- [DATA SEGMENT]:

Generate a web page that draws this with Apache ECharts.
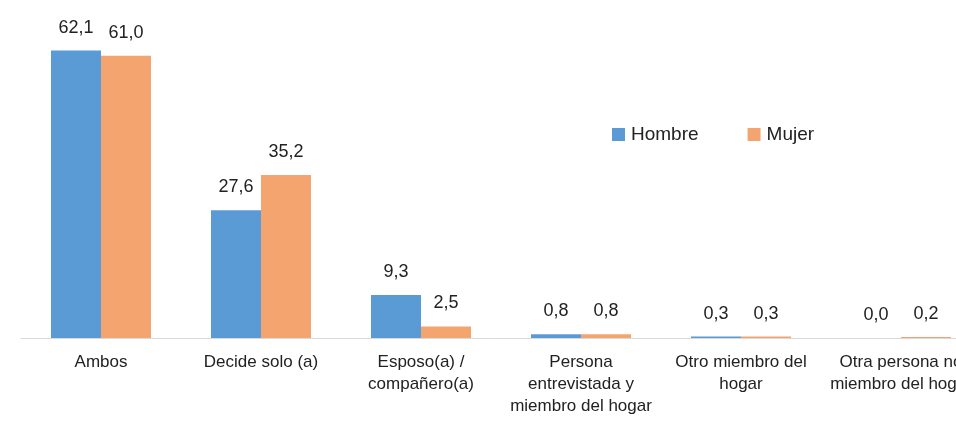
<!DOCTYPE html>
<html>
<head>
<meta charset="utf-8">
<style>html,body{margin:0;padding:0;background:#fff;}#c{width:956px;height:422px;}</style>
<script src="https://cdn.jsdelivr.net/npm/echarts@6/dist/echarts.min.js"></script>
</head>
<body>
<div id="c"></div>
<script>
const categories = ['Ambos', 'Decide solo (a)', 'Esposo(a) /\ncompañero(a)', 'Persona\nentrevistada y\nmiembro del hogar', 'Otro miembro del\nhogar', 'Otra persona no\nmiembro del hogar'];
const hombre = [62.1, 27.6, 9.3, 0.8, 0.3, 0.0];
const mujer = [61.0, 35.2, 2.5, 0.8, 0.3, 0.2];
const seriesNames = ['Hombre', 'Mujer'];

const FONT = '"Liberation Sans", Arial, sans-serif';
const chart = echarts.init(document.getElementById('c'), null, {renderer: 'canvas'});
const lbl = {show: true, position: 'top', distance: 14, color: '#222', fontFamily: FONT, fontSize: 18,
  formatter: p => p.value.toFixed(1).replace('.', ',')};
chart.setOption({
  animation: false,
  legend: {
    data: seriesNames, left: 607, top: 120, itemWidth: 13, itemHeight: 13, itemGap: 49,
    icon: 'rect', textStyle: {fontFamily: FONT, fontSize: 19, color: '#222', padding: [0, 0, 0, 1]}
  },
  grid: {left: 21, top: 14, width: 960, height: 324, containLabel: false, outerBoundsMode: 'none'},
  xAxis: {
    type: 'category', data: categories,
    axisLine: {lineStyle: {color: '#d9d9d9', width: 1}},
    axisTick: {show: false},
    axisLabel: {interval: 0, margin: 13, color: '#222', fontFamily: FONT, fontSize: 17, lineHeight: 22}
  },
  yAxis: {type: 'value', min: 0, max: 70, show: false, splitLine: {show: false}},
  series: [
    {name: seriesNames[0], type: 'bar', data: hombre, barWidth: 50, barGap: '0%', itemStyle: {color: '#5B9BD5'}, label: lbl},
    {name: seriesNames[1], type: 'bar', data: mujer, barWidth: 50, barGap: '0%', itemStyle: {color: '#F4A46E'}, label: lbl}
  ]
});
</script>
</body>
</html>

- [INSTRUCTION]: Omit the pictures, then repeat exactly each line from the beginning of the listing through the line with "const seriesNames = ['Hombre', 'Mujer'];".

- [SOLUTION FOR THIS PROBLEM]:
Generate a web page that draws this with Apache ECharts.
<!DOCTYPE html>
<html>
<head>
<meta charset="utf-8">
<style>html,body{margin:0;padding:0;background:#fff;}#c{width:956px;height:422px;}</style>
<script src="https://cdn.jsdelivr.net/npm/echarts@6/dist/echarts.min.js"></script>
</head>
<body>
<div id="c"></div>
<script>
const categories = ['Ambos', 'Decide solo (a)', 'Esposo(a) /\ncompañero(a)', 'Persona\nentrevistada y\nmiembro del hogar', 'Otro miembro del\nhogar', 'Otra persona no\nmiembro del hogar'];
const hombre = [62.1, 27.6, 9.3, 0.8, 0.3, 0.0];
const mujer = [61.0, 35.2, 2.5, 0.8, 0.3, 0.2];
const seriesNames = ['Hombre', 'Mujer'];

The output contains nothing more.